Why automakers are bringing back classic names and shapes
When feeling threatened, many major corporations—Hollywood movie studios, fast food restaurants, America—will mine their heritage for old ideas. These are frequently not their best ideas but they are familiar, tropes almost, and will often suffice to rally the faithful, providing a link, sometimes misplaced, to memory or nostalgia. Desperate or not, automakers frequently do the same thing. With several throwback ideas returning to the present, we took a closer look at a slew of all-new vehicles that dig into or call up a marque’s history.
Volvo, a brand known for making stolid station wagons, recently introduced a new mid-size wagon, the V60, with a squared-off profile that harkens back to the iconic 200-series estates of the last quarter of the 20th century. After a 20-year absence from the sports coupe market, Toyota unveiled a Supra concept that previews the revival of that nameplate. Land Rover recollected the history of its foundational luxury off roader—originally available only as a three-door—to add an outrageously luxurious three-door SV Coupe to the Range Rover range. Aston Martin’s newly launched Lagonda sub-brand showed a creasy, futuristic sedan concept that paid homage to the Space Age William Towns Lagonda four-door of the Malaise Era. And even Mercedes-Benz is in on the action with an all-new, yet mimetic, version of its venerable G-wagen SUV, a vehicle that was continually massaged but essentially carried on for decades with its original design, executed 40 years ago.
This is exciting for those of us who remember or have history with these original vehicles. But it begs the question, what does all of this mean? We talked to some of the industry’s top designers to find out.
As it turns out, these references definitely serve a purpose. They can act as a germinating source of connection, a seed that helps to foster affection for a brand. “It’s a little idea that resonates,” says Gerry McGovern, design director of Land Rover. “You may not see it, but when you’re told, it makes it more interesting. At a certain connoisseur level, people are interested in being told a story.”
These nostalgia plays can also be a source of distinction or definition, especially when working from a blank slate in a vehicle category that has never before existed in a brand’s history.

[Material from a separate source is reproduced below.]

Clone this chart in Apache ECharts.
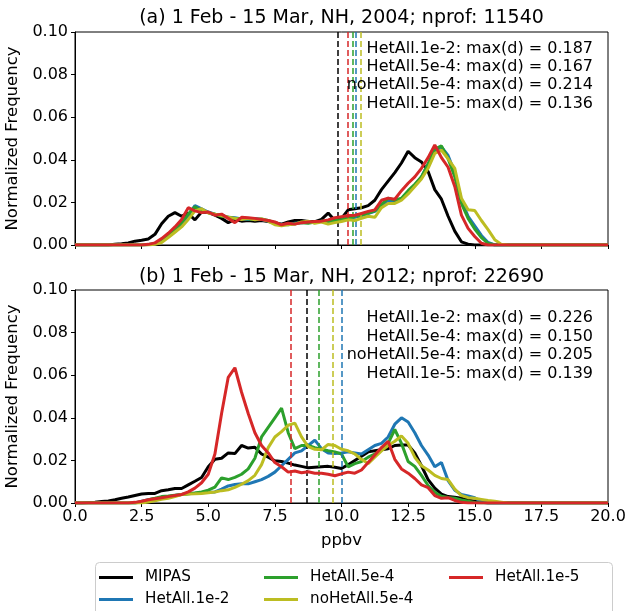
<!DOCTYPE html>
<html><head><meta charset="utf-8">
<script src="https://cdn.jsdelivr.net/npm/echarts@6/dist/echarts.min.js"></script>
<style>html,body{margin:0;padding:0;background:#fff}#c{width:627px;height:611px}</style>
</head><body><div id="c"></div>
<script>
const ppbv = [0,0.25,0.5,0.75,1,1.25,1.5,1.75,2,2.25,2.5,2.75,3,3.25,3.5,3.75,4,4.25,4.5,4.75,5,5.25,5.5,5.75,6,6.25,6.5,6.75,7,7.25,7.5,7.75,8,8.25,8.5,8.75,9,9.25,9.5,9.75,10,10.25,10.5,10.75,11,11.25,11.5,11.75,12,12.25,12.5,12.75,13,13.25,13.5,13.75,14,14.25,14.5,14.75,15,15.25,15.5,15.75,16,16.25,16.5,16.75,17,17.25,17.5,17.75,18,18.25,18.5,18.75,19,19.25,19.5,19.75,20];

const seriesNames = ['MIPAS','HetAll.1e-2','HetAll.5e-4','noHetAll.5e-4','HetAll.1e-5'];
const seriesColors = ['#000000','#1f77b4','#2ca02c','#bcbd22','#d62728'];

// 2004 panel
const mipas2004 = [0,0,0,0,0,0,0.0003,0.0006,
0.001,0.0018,0.0022,0.0028,0.005,0.01,0.0135,0.0152,
0.0135,0.0148,0.0118,0.0155,0.0152,0.014,0.0125,0.0105,
0.012,0.0112,0.0115,0.0112,0.0115,0.011,0.0105,0.0098,
0.0108,0.0115,0.0115,0.011,0.011,0.012,0.015,0.0115,
0.0125,0.0165,0.017,0.0175,0.0185,0.021,0.026,0.03,
0.034,0.0385,0.044,0.041,0.039,0.0345,0.026,0.0215,
0.0135,0.0065,0.0015,0.0004,0,0,0,0,
0,0,0,0,0,0,0,0,
0,0,0,0,0,0,0,0,
0];
const het1e2_2004 = [0,0,0,0,0,0,0,0,
0,0,0,0.0002,0.0005,0.0018,0.0042,0.0072,
0.0095,0.014,0.0185,0.017,0.0155,0.0145,0.014,0.013,
0.0128,0.0122,0.012,0.0125,0.012,0.0112,0.0102,0.0098,
0.0095,0.0102,0.0105,0.0108,0.0105,0.0112,0.0108,0.0112,
0.0118,0.0125,0.013,0.0138,0.0148,0.0158,0.0185,0.021,
0.0205,0.0215,0.025,0.028,0.032,0.038,0.044,0.046,
0.042,0.034,0.021,0.0135,0.009,0.0045,0.0012,0,
0,0,0,0,0,0,0,0,
0,0,0,0,0,0,0,0,
0];
const het5e4_2004 = [0,0,0,0,0,0,0,0,
0,0,0,0.0002,0.0006,0.002,0.0045,0.0075,
0.0105,0.0145,0.018,0.016,0.0152,0.0145,0.0135,0.013,
0.0125,0.0125,0.0122,0.012,0.0122,0.0115,0.0105,0.0095,
0.0098,0.01,0.0105,0.0102,0.0108,0.0112,0.0112,0.0115,
0.012,0.0128,0.0132,0.014,0.015,0.016,0.019,0.022,
0.021,0.022,0.0255,0.0285,0.032,0.038,0.045,0.0465,
0.0405,0.032,0.0195,0.0125,0.0075,0.0035,0.0008,0,
0,0,0,0,0,0,0,0,
0,0,0,0,0,0,0,0,
0];
const nohet5e4_2004 = [0,0,0,0,0,0,0,0,
0,0,0,0,0.0003,0.0012,0.0035,0.006,
0.0085,0.012,0.016,0.017,0.015,0.0145,0.0138,0.013,
0.0125,0.012,0.0125,0.0118,0.0122,0.0112,0.0095,0.009,
0.0095,0.0098,0.0108,0.0112,0.0102,0.0108,0.0098,0.0105,
0.011,0.0118,0.0115,0.0125,0.0135,0.013,0.0175,0.0195,
0.0195,0.021,0.024,0.0275,0.031,0.036,0.043,0.0445,
0.0405,0.036,0.022,0.0165,0.0162,0.0115,0.0072,0.0025,
0.0003,0,0,0,0,0,0,0,
0,0,0,0,0,0,0,0,
0];
const het1e5_2004 = [0,0,0,0,0,0,0,0,
0,0,0,0.0003,0.001,0.003,0.0055,0.0085,
0.012,0.0175,0.016,0.0152,0.0155,0.014,0.0145,0.0125,
0.0105,0.013,0.0128,0.0125,0.012,0.0115,0.0108,0.0095,
0.0102,0.0098,0.0105,0.0108,0.011,0.0112,0.0118,0.0128,
0.0133,0.0138,0.014,0.0148,0.0158,0.0165,0.021,0.022,
0.0215,0.0255,0.029,0.032,0.036,0.041,0.047,0.041,
0.0365,0.0275,0.014,0.0078,0.004,0.0008,0,0,
0,0,0,0,0,0,0,0,
0,0,0,0,0,0,0,0,
0];

// 2012 panel
const mipas2012 = [0,0,0.0002,0.0004,0.0007,0.001,0.0015,0.0022,
0.0028,0.0035,0.0042,0.0045,0.0045,0.0058,0.0062,0.0068,
0.0068,0.0085,0.0102,0.012,0.017,0.0205,0.021,0.0235,
0.0232,0.027,0.0258,0.0262,0.023,0.0215,0.0198,0.0195,
0.0187,0.0178,0.0172,0.0165,0.0168,0.017,0.0172,0.0168,
0.0162,0.018,0.02,0.022,0.024,0.0245,0.025,0.0255,
0.027,0.0272,0.0272,0.0235,0.0175,0.011,0.007,0.0042,
0.003,0.0027,0.0022,0.0014,0.0008,0.0003,0,0,
0,0,0,0,0,0,0,0,
0,0,0,0,0,0,0,0,
0];
const het1e2_2012 = [0,0,0,0,0,0,0,0,
0,0,0.0008,0.0015,0.002,0.0024,0.003,0.0035,
0.004,0.0043,0.0046,0.0048,0.005,0.0052,0.0065,0.008,
0.0087,0.009,0.009,0.01,0.011,0.0125,0.0145,0.0175,
0.0205,0.0235,0.0245,0.027,0.0295,0.0255,0.0235,0.0232,
0.0235,0.024,0.0235,0.023,0.025,0.027,0.028,0.031,
0.037,0.04,0.038,0.033,0.027,0.0225,0.017,0.019,
0.0105,0.006,0.004,0.0033,0.0025,0.0006,0,0,
0,0,0,0,0,0,0,0,
0,0,0,0,0,0,0,0,
0];
const het5e4_2012 = [0,0,0,0,0,0,0,0,
0,0,0.0005,0.0015,0.0022,0.003,0.0033,0.0037,
0.004,0.0043,0.0047,0.0052,0.006,0.0075,0.0118,0.011,
0.012,0.0135,0.016,0.021,0.031,0.0355,0.04,0.0445,
0.033,0.0255,0.027,0.027,0.026,0.0252,0.0245,0.024,
0.023,0.017,0.0185,0.0195,0.0215,0.023,0.025,0.028,
0.0345,0.028,0.0195,0.0172,0.013,0.0082,0.005,0.0032,
0.0026,0.0022,0.0014,0.0008,0.0002,0,0,0,
0,0,0,0,0,0,0,0,
0,0,0,0,0,0,0,0,
0];
const nohet5e4_2012 = [0,0,0,0,0,0,0,0,
0,0,0,0.0005,0.001,0.0017,0.0022,0.003,
0.004,0.0042,0.0043,0.0045,0.0048,0.0052,0.0058,0.0062,
0.0073,0.0088,0.0105,0.013,0.018,0.026,0.031,0.0335,
0.0365,0.0375,0.031,0.0265,0.0252,0.025,0.0275,0.027,
0.0252,0.0245,0.023,0.0205,0.0185,0.0215,0.0245,0.027,
0.029,0.0315,0.028,0.0215,0.0175,0.0155,0.013,0.0115,
0.011,0.0065,0.0035,0.0025,0.0022,0.0017,0.0012,0.0008,
0.0004,0,0,0,0,0,0,0,
0,0,0,0,0,0,0,0,
0];
const het1e5_2012 = [0,0,0,0,0,0,0,0,
0,0.0003,0.0008,0.0015,0.002,0.0025,0.003,0.0035,
0.004,0.0052,0.007,0.0095,0.0135,0.023,0.042,0.059,
0.0635,0.052,0.042,0.033,0.027,0.0235,0.019,0.017,
0.0145,0.015,0.0142,0.0147,0.014,0.014,0.0135,0.0128,
0.0137,0.0145,0.014,0.0155,0.019,0.0225,0.026,0.029,
0.0205,0.016,0.014,0.0115,0.0085,0.0072,0.0035,0.0022,
0.0025,0.0012,0.0003,0,0,0,0,0,
0,0,0,0,0,0,0,0,
0,0,0,0,0,0,0,0,
0];

// vertical dashed lines (ppbv), same order as seriesNames
const medians2004 = [9.86, 10.53, 10.42, 10.73, 10.23];
const medians2012 = [8.68, 10.02, 9.15, 9.66, 8.08];

const titles = ['(a) 1 Feb - 15 Mar, NH, 2004; nprof: 11540', '(b) 1 Feb - 15 Mar, NH, 2012; nprof: 22690'];
const annot2004 = ['HetAll.1e-2: max(d) = 0.187','HetAll.5e-4: max(d) = 0.167','noHetAll.5e-4: max(d) = 0.214','HetAll.1e-5: max(d) = 0.136'];
const annot2012 = ['HetAll.1e-2: max(d) = 0.226','HetAll.5e-4: max(d) = 0.150','noHetAll.5e-4: max(d) = 0.205','HetAll.1e-5: max(d) = 0.139'];
const xTicks = [0, 2.5, 5, 7.5, 10, 12.5, 15, 17.5, 20];

const panels = [
  [mipas2004, het1e2_2004, het5e4_2004, nohet5e4_2004, het1e5_2004],
  [mipas2012, het1e2_2012, het5e4_2012, nohet5e4_2012, het1e5_2012]
];
const medians = [medians2004, medians2012];
const annots = [annot2004, annot2012];

const FONT = 'DejaVu Sans';
const G = [{left:75, top:32, width:533, height:213}, {left:75, top:290, width:533, height:213}];

const chart = echarts.init(document.getElementById('c'), null, {renderer:'canvas'});

const xAxes = G.map((g, i) => ({
  gridIndex: i, type: 'value', min: xTicks[0], max: xTicks[xTicks.length-1], interval: 2.5,
  axisLine: {show: true, onZero: false, lineStyle: {color: '#000', width: 1}},
  axisTick: {show: true, length: 4, lineStyle: {color: '#000'}},
  splitLine: {show: false},
  axisLabel: {show: i === 1, formatter: v => v.toFixed(1), color: '#000', fontFamily: FONT, fontSize: 16, margin: 6},
  name: i === 1 ? 'ppbv' : '', nameLocation: 'middle', nameGap: 29,
  nameTextStyle: {color: '#000', fontFamily: FONT, fontSize: 16.5}
}));
const yAxes = G.map((g, i) => ({
  gridIndex: i, type: 'value', min: 0, max: 0.1, interval: 0.02,
  axisLine: {show: true, onZero: false, lineStyle: {color: '#000', width: 1}},
  axisTick: {show: true, length: 4, lineStyle: {color: '#000'}},
  splitLine: {show: false},
  axisLabel: {formatter: v => v.toFixed(2), color: '#000', fontFamily: FONT, fontSize: 16, margin: 7},
  name: 'Normalized Frequency', nameLocation: 'middle', nameGap: 48,
  nameTextStyle: {color: '#000', fontFamily: FONT, fontSize: 16.5}
}));

const series = [];
panels.forEach((arrs, p) => {
  arrs.forEach((arr, k) => {
    series.push({
      name: seriesNames[k], type: 'line', xAxisIndex: p, yAxisIndex: p,
      data: ppbv.map((x, i) => [x, arr[i]]),
      showSymbol: false, symbol: 'none', color: seriesColors[k],
      lineStyle: {color: seriesColors[k], width: 3}, z: 2 + k, clip: true,
      animation: false,
      markLine: {
        silent: true, symbol: 'none', animation: false,
        label: {show: false},
        lineStyle: {color: seriesColors[k], type: [6, 3], width: 1.5},
        data: [{xAxis: medians[p][k]}]
      }
    });
  });
});

const graphic = [];
titles.forEach((t, p) => {
  graphic.push({type: 'text', x: 341.5, y: p === 0 ? 18 : 277,
    style: {text: t, fill: '#000', font: '19px "' + FONT + '"', textAlign: 'center', textVerticalAlign: 'middle'}});
});
const annY = [[49, 67, 85, 104], [318, 337, 355, 374]];
annots.forEach((lines, p) => {
  lines.forEach((t, j) => {
    graphic.push({type: 'text', x: 593, y: annY[p][j], z: 10,
      style: {text: t, fill: '#000', font: '16px "' + FONT + '"', textAlign: 'right', textVerticalAlign: 'middle'}});
  });
});
graphic.push({type: 'rect', shape: {x: 95.5, y: 562.5, width: 517, height: 60, r: 4},
  style: {fill: '#fff', stroke: '#cccccc', lineWidth: 1}, z: 0});

const legendPos = [[99, 570], [99, 592], [264, 570], [264, 592], [449, 570]];
const legends = seriesNames.map((n, k) => ({
  data: [n], left: legendPos[k][0], top: legendPos[k][1], selectedMode: false,
  icon: 'rect', itemWidth: 34, itemHeight: 3, padding: 0,
  textStyle: {color: '#000', fontFamily: FONT, fontSize: 15.2, padding: [0, 0, 0, 7]}
}));

chart.setOption({
  animation: false,
  backgroundColor: '#fff',
  grid: G.map(g => Object.assign({show: true, borderColor: '#000', borderWidth: 1, backgroundColor: 'transparent', containLabel: false, outerBoundsMode: 'none'}, g)),
  xAxis: xAxes, yAxis: yAxes, series, legend: legends, graphic
});
</script></body></html>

This is particularly potent in the contemporary push for electric vehicles, which so often try to define themselves, from a design perspective, in opposition to the traditional shapes and configurations of vehicles powered by an internal combustion engine.
“In this company, just by coincidence, we invented the car,” says Robert Lesnick, the head of exterior design for Mercedes-Benz. “So there are certain elements that are there, or have been there, seemingly forever, like power domes on the hood of the 300 SL, or the upright star on our hood, or our Panamericana grille. We can add some of these elements in their own way to something like the face of the new EQ [electrified] vehicles, and then it will be instantly recognizable. It came from the past, but it is a modern interpretation.”

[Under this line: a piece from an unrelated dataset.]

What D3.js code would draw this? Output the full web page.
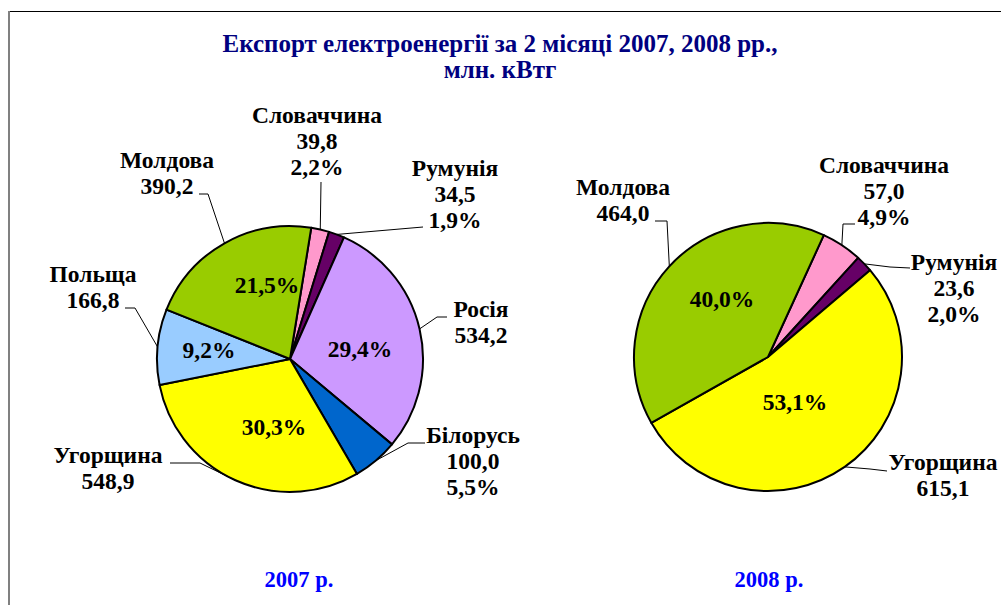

In the right instances, such cues can also be a source of liberation. Aston Martin and Lagonda are both brands with more than a century of heritage. But while Aston has long revered tradition, and a kind of timeless beauty, Lagonda—especially in its incarnation in the 1970s to 1990s as the outrageously wedgy Towns sedan, which featured one of the first uses of a computerized digital dashboard and touch-sensitive controls—has frequently been a disruptor. Calling back to the sharp prow and tail of that car gives the brand free reign to do almost anything.

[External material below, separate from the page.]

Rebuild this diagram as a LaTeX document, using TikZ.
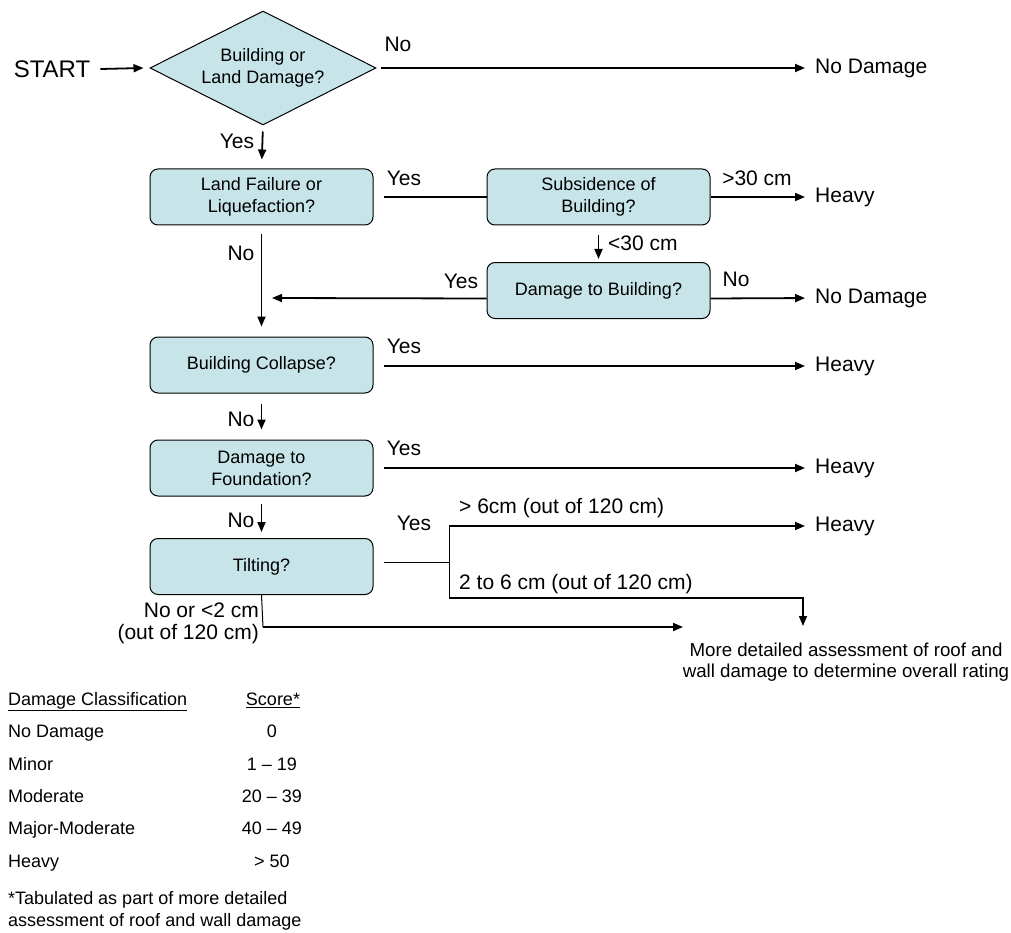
\documentclass[tikz,border=0pt]{standalone}
\usepackage{fontspec}
\setmainfont{Liberation Sans}
\usetikzlibrary{arrows.meta,shapes.geometric,calc}
\definecolor{boxfill}{RGB}{199,229,232}
\tikzset{
  qbox/.style={rectangle, rounded corners=8pt, draw=black, line width=1pt, fill=boxfill,
    minimum width=223pt, minimum height=56pt, align=center, inner sep=2pt,
    font=\fontsize{18}{22}\selectfont},
  qdia/.style={diamond, draw=black, line width=1pt, fill=boxfill, aspect=2,
    minimum width=226pt, minimum height=114pt, inner sep=0pt, align=center,
    font=\fontsize{18}{22}\selectfont},
  lbl/.style={inner sep=0pt, text height=15pt, text depth=4pt, font=\fontsize{21}{22}\selectfont},
  lbl2/.style={inner sep=0pt, font=\fontsize{21}{22}\selectfont},
  outc/.style={inner sep=0pt, anchor=west, text height=15pt, text depth=4pt, font=\fontsize{21}{22}\selectfont},
  tbl/.style={inner sep=0pt, text height=13pt, text depth=4pt, font=\fontsize{18}{22}\selectfont},
  arr/.style={line width=1.8pt, -{Triangle[length=10pt,width=8pt]}},
  thk/.style={line width=1.8pt},
  thn/.style={line width=1pt},
}
\begin{document}
\begin{tikzpicture}[x=1pt,y=-1pt]
\useasboundingbox (0,0) rectangle (1011,933);

% start and first question
\node[lbl, font=\fontsize{24}{26}\selectfont, text height=17pt, text depth=0pt] (start) at (52,69) {START};
\node[qdia] (q0) at (263,68) {Building or\\Land Damage?};
\node[outc] (nd0) at (815,68) {No Damage};
\draw[arr] ([xshift=10pt]start.east) -- ([xshift=-6pt]q0.west);
\draw[arr, shorten <=4pt, shorten >=10pt] (q0.east) -- (nd0.west);
\node[lbl] at (398,46) {No};

% boxes
\node[qbox] (b1) at (261.5,197) {Land Failure or\\Liquefaction?};
\node[qbox] (b2) at (598.5,197) {Subsidence of\\Building?};
\node[qbox] (b3) at (598.5,290.5) {Damage to Building?};
\node[qbox] (b4) at (261.5,365) {Building Collapse?};
\node[qbox] (b5) at (261.5,468) {Damage to\\Foundation?};
\node[qbox] (b6) at (261.5,566.5) {Tilting?};

% outcomes
\node[outc] (h1) at (815,197) {Heavy};
\node[outc] (nd1) at (815,298) {No Damage};
\node[outc] (h2) at (815,366) {Heavy};
\node[outc] (h3) at (815,468) {Heavy};
\node[outc] (h4) at (815,526) {Heavy};
\node[inner sep=0pt, align=center, anchor=north, font=\fontsize{18.7}{20.5}\selectfont] (md) at (846,643)
  {More detailed assessment of roof and\\wall damage to determine overall rating};

% q0 -> b1
\draw[arr, shorten <=6pt, shorten >=9pt] (q0.south) -- (b1.north);
\node[lbl] at (237,143) {Yes};

% b1 -> b2
\draw[thk, shorten <=10pt] (b1.east) -- (b2.west);
\node[lbl] at (404,180) {Yes};

% b2 -> Heavy
\draw[arr, shorten >=10pt] (b2.east) -- (h1.west);
\node[lbl] at (757,180) {>30 cm};

% b2 -> b3
\draw[arr, shorten <=10pt, shorten >=3pt] (b2.south) -- (b3.north);
\node[lbl, anchor=west] at (608,245) {<30 cm};

% b3 -> No Damage
\draw[arr, shorten >=10pt] ([yshift=-8pt]b3.east) -- (nd1.west);
\node[lbl] at (736,281) {No};

% b3 -> left
\coordinate (m1) at (272,298);
\draw[arr] ([yshift=-8pt]b3.west) -- (m1);
\node[lbl] at (461,283) {Yes};

% b1 -> b4
\draw[arr, shorten <=9pt, shorten >=10pt] (b1.south) -- (b4.north);
\node[lbl] at (241,255) {No};

% b4 -> Heavy
\draw[arr, shorten <=10pt, shorten >=10pt] ([yshift=-1pt]b4.east) -- (h2.west);
\node[lbl] at (404,348) {Yes};

% b4 -> b5
\draw[arr, shorten <=10pt, shorten >=10pt] (b4.south) -- (b5.north);
\node[lbl] at (241,421) {No};

% b5 -> Heavy
\draw[arr, shorten <=10pt, shorten >=10pt] (b5.east) -- (h3.west);
\node[lbl] at (404,450) {Yes};

% b5 -> b6
\draw[arr, shorten <=7pt, shorten >=6pt] (b5.south) -- (b6.north);
\node[lbl] at (241,522) {No};

% b6 -> tilting branches
\coordinate (j) at (449,562);
\coordinate (jt) at (449,526);
\coordinate (jb) at (449,598);
\coordinate (jc) at (803,598);
\coordinate (jd) at (803,626);
\draw[thn, shorten <=10pt] (b6.east |- j) -- (j);
\draw[thn] (jt) -- (jb);
\draw[arr, shorten >=10pt] (jt) -- (h4.west);
\draw[line width=1.5pt, -{Triangle[length=10pt,width=8pt]}] (jb) -- (jc) -- (jd);
\node[lbl] at (414,525) {Yes};
\node[lbl, anchor=west] at (459,508) {> 6cm (out of 120 cm)};
\node[lbl, anchor=west] at (459,584) {2 to 6 cm (out of 120 cm)};

% b6 -> No
\coordinate (n1) at (263,627);
\coordinate (n2) at (683,627);
\draw[thn] (b6.south) -- (n1);
\draw[arr] (n1) -- (n2);
\node[lbl2, align=right, anchor=east] at (259,623) {No or <2 cm\\(out of 120 cm)};

% table
\node[tbl, anchor=west] at (8,701) {\underline{Damage Classification}};
\node[tbl] at (273,701) {\underline{Score*}};
\node[tbl, anchor=west] at (8,733) {No Damage};
\node[tbl] at (272,733) {0};
\node[tbl, anchor=west] at (8,766) {Minor};
\node[tbl] at (272,766) {1 – 19};
\node[tbl, anchor=west] at (8,798) {Moderate};
\node[tbl] at (272,798) {20 – 39};
\node[tbl, anchor=west] at (8,830) {Major-Moderate};
\node[tbl] at (272,830) {40 – 49};
\node[tbl, anchor=west] at (8,863) {Heavy};
\node[tbl] at (272,863) {> 50};
\node[inner sep=0pt, anchor=west, align=left, font=\fontsize{18}{22}\selectfont] at (8,911)
  {*Tabulated as part of more detailed\\assessment of roof and wall damage};
\end{tikzpicture}
\end{document}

“Our brand fit is with Rolls-Royce and Bentley,” says Marek Reichman, head of design for Lagonda (and Aston Martin) as we discuss the brand’s radical new all-electric, self-driving, lozenge-shaped concept. “But their focus is on 110 year-old technology, whereas Lagonda has always been a disruptor, especially during the Towns era.”
One thing on which the designers with whom we spoke concur is that these callbacks may have more relevance in the market’s loftier price ranges. “I think in general, in the world of luxury, to arrive at a certain amount of status as a brand, you have got to have a certain level of heritage,” says McGovern. “It’s important to draw on that, not for ideas necessarily, but for a sense of longevity and consistency.”
Mercedes certainly attempted to demonstrate its long-term relevance atop the automotive price pyramid in the updated version of its Maybach ultra-luxury limousine on display at this year’s Geneva Motor Show. But this occurred in a very unexpected way. The car had two-tone paint, a heritage feature from the Classic inter-War era last rehashed during the auto industry’s Baroque Revival in the malaise days of the ‘70s and ‘80s. “Do you know why we have that?” asked Lesnick of the dual-colored hues. His answer sums up any revival trend. “Because people want it.”